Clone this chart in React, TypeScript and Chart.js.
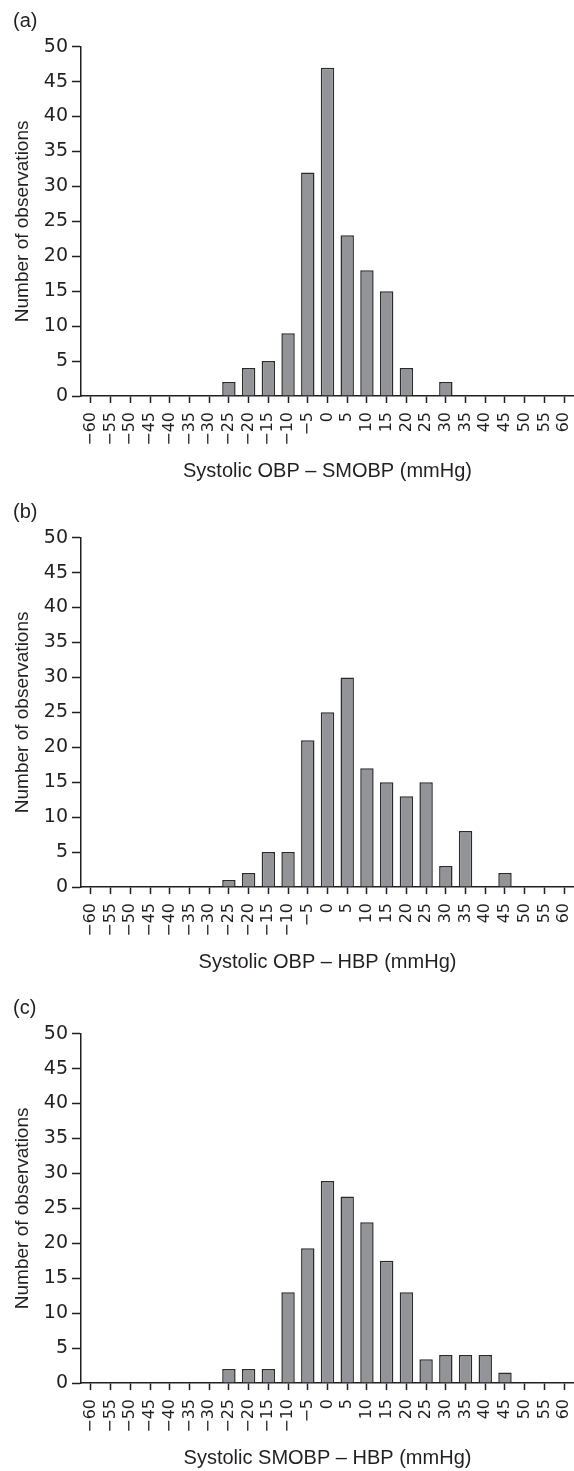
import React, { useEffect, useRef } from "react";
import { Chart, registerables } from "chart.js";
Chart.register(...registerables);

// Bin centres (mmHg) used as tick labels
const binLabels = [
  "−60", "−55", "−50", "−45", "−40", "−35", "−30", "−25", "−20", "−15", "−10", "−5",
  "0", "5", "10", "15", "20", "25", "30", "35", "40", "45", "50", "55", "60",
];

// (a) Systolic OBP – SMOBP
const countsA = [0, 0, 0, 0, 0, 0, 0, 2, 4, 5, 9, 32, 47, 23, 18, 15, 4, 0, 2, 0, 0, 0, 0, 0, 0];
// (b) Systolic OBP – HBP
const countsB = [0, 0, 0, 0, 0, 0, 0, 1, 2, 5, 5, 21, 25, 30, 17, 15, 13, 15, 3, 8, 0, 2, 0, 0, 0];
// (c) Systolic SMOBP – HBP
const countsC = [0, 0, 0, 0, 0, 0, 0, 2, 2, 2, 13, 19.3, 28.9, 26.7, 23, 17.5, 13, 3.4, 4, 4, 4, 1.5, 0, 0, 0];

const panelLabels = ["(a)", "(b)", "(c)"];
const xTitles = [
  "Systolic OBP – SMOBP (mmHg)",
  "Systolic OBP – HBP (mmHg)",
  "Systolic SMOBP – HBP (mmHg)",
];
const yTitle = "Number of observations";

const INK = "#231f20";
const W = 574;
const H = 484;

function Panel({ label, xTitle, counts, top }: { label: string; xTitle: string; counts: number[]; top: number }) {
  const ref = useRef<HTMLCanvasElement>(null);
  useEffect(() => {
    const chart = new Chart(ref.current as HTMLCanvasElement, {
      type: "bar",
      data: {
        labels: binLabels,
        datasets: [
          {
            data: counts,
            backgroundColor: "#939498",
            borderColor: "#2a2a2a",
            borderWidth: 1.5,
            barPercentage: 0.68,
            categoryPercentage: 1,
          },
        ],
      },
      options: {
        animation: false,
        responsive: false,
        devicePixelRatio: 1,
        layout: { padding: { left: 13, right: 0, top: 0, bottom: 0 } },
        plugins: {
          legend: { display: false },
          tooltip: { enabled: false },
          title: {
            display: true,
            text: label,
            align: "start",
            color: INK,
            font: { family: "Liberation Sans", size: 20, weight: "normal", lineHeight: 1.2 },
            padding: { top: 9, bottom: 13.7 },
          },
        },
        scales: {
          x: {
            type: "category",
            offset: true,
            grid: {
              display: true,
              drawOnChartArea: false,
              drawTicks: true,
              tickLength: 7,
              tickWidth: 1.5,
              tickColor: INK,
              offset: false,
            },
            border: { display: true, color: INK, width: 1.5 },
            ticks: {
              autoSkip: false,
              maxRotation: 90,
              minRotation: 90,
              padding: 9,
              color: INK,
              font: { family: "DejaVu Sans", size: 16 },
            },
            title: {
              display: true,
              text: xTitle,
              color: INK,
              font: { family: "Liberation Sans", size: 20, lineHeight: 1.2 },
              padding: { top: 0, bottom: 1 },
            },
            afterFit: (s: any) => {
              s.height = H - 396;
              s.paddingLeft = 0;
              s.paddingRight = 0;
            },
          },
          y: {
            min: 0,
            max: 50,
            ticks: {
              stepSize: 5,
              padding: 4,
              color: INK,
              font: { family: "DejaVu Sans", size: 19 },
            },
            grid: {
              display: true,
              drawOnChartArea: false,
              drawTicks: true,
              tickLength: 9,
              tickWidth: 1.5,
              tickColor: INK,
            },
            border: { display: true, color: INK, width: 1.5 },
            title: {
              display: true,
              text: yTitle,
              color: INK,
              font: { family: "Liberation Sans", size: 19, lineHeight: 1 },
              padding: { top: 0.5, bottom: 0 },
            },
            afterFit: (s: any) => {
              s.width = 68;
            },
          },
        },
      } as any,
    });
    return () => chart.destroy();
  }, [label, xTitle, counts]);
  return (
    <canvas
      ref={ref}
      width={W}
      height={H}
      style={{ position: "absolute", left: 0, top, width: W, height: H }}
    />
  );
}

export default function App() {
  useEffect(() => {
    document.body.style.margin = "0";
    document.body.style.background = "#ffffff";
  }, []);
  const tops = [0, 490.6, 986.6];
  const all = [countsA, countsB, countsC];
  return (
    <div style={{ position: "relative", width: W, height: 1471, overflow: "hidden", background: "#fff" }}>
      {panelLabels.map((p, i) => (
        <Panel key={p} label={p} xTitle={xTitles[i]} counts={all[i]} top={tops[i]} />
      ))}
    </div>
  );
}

◇ ◇ ◇

== Aim of the exercise ==
Repeat the listing above exactly, with no pictures.

== Task answer ==
Clone this chart in React, TypeScript and Chart.js.
import React, { useEffect, useRef } from "react";
import { Chart, registerables } from "chart.js";
Chart.register(...registerables);

// Bin centres (mmHg) used as tick labels
const binLabels = [
  "−60", "−55", "−50", "−45", "−40", "−35", "−30", "−25", "−20", "−15", "−10", "−5",
  "0", "5", "10", "15", "20", "25", "30", "35", "40", "45", "50", "55", "60",
];

// (a) Systolic OBP – SMOBP
const countsA = [0, 0, 0, 0, 0, 0, 0, 2, 4, 5, 9, 32, 47, 23, 18, 15, 4, 0, 2, 0, 0, 0, 0, 0, 0];
// (b) Systolic OBP – HBP
const countsB = [0, 0, 0, 0, 0, 0, 0, 1, 2, 5, 5, 21, 25, 30, 17, 15, 13, 15, 3, 8, 0, 2, 0, 0, 0];
// (c) Systolic SMOBP – HBP
const countsC = [0, 0, 0, 0, 0, 0, 0, 2, 2, 2, 13, 19.3, 28.9, 26.7, 23, 17.5, 13, 3.4, 4, 4, 4, 1.5, 0, 0, 0];

const panelLabels = ["(a)", "(b)", "(c)"];
const xTitles = [
  "Systolic OBP – SMOBP (mmHg)",
  "Systolic OBP – HBP (mmHg)",
  "Systolic SMOBP – HBP (mmHg)",
];
const yTitle = "Number of observations";

const INK = "#231f20";
const W = 574;
const H = 484;

function Panel({ label, xTitle, counts, top }: { label: string; xTitle: string; counts: number[]; top: number }) {
  const ref = useRef<HTMLCanvasElement>(null);
  useEffect(() => {
    const chart = new Chart(ref.current as HTMLCanvasElement, {
      type: "bar",
      data: {
        labels: binLabels,
        datasets: [
          {
            data: counts,
            backgroundColor: "#939498",
            borderColor: "#2a2a2a",
            borderWidth: 1.5,
            barPercentage: 0.68,
            categoryPercentage: 1,
          },
        ],
      },
      options: {
        animation: false,
        responsive: false,
        devicePixelRatio: 1,
        layout: { padding: { left: 13, right: 0, top: 0, bottom: 0 } },
        plugins: {
          legend: { display: false },
          tooltip: { enabled: false },
          title: {
            display: true,
            text: label,
            align: "start",
            color: INK,
            font: { family: "Liberation Sans", size: 20, weight: "normal", lineHeight: 1.2 },
            padding: { top: 9, bottom: 13.7 },
          },
        },
        scales: {
          x: {
            type: "category",
            offset: true,
            grid: {
              display: true,
              drawOnChartArea: false,
              drawTicks: true,
              tickLength: 7,
              tickWidth: 1.5,
              tickColor: INK,
              offset: false,
            },
            border: { display: true, color: INK, width: 1.5 },
            ticks: {
              autoSkip: false,
              maxRotation: 90,
              minRotation: 90,
              padding: 9,
              color: INK,
              font: { family: "DejaVu Sans", size: 16 },
            },
            title: {
              display: true,
              text: xTitle,
              color: INK,
              font: { family: "Liberation Sans", size: 20, lineHeight: 1.2 },
              padding: { top: 0, bottom: 1 },
            },
            afterFit: (s: any) => {
              s.height = H - 396;
              s.paddingLeft = 0;
              s.paddingRight = 0;
            },
          },
          y: {
            min: 0,
            max: 50,
            ticks: {
              stepSize: 5,
              padding: 4,
              color: INK,
              font: { family: "DejaVu Sans", size: 19 },
            },
            grid: {
              display: true,
              drawOnChartArea: false,
              drawTicks: true,
              tickLength: 9,
              tickWidth: 1.5,
              tickColor: INK,
            },
            border: { display: true, color: INK, width: 1.5 },
            title: {
              display: true,
              text: yTitle,
              color: INK,
              font: { family: "Liberation Sans", size: 19, lineHeight: 1 },
              padding: { top: 0.5, bottom: 0 },
            },
            afterFit: (s: any) => {
              s.width = 68;
            },
          },
        },
      } as any,
    });
    return () => chart.destroy();
  }, [label, xTitle, counts]);
  return (
    <canvas
      ref={ref}
      width={W}
      height={H}
      style={{ position: "absolute", left: 0, top, width: W, height: H }}
    />
  );
}

export default function App() {
  useEffect(() => {
    document.body.style.margin = "0";
    document.body.style.background = "#ffffff";
  }, []);
  const tops = [0, 490.6, 986.6];
  const all = [countsA, countsB, countsC];
  return (
    <div style={{ position: "relative", width: W, height: 1471, overflow: "hidden", background: "#fff" }}>
      {panelLabels.map((p, i) => (
        <Panel key={p} label={p} xTitle={xTitles[i]} counts={all[i]} top={tops[i]} />
      ))}
    </div>
  );
}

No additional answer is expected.